IF this is anywhere near valid or true (and it could be completely off-base), then is it possible that the derivative annual change of our carbon addiction is more important to the direction global climate state than its actual figure?

I would think the explanation for this would be that the planet has an extraordinary capacity for absorbing CO2, and as we have seen, we have been surprised by the uptake of the deep oceans/everything else considering how much pollution humans have spewed.

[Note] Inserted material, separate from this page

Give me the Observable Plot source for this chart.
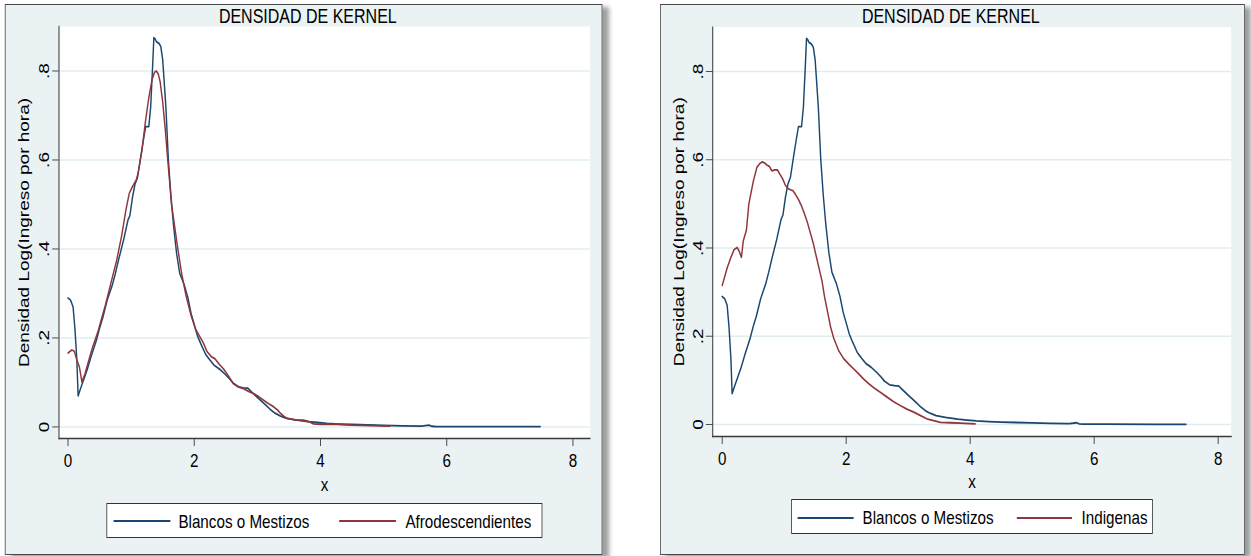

Once industrial output begins to decline/carbon emissions decrease, that leaves the planet with its newfound "infrastructure" of expanded carbon sinks, and then these work to dissolve/distribute the excess CO2 at a pace that then surpasses humanity's inputs. These processes are particularly obvious to us over areas like the North Atlantic, and it could be possible that some variation of AMOC shutdown was responsible for the LIE over Europe as well.

Obviously modern output/sheer volume would potentially induce a sharper reaction both in terms of warming and cooling, assuming the warming does not run out of control. Is this insane or possible?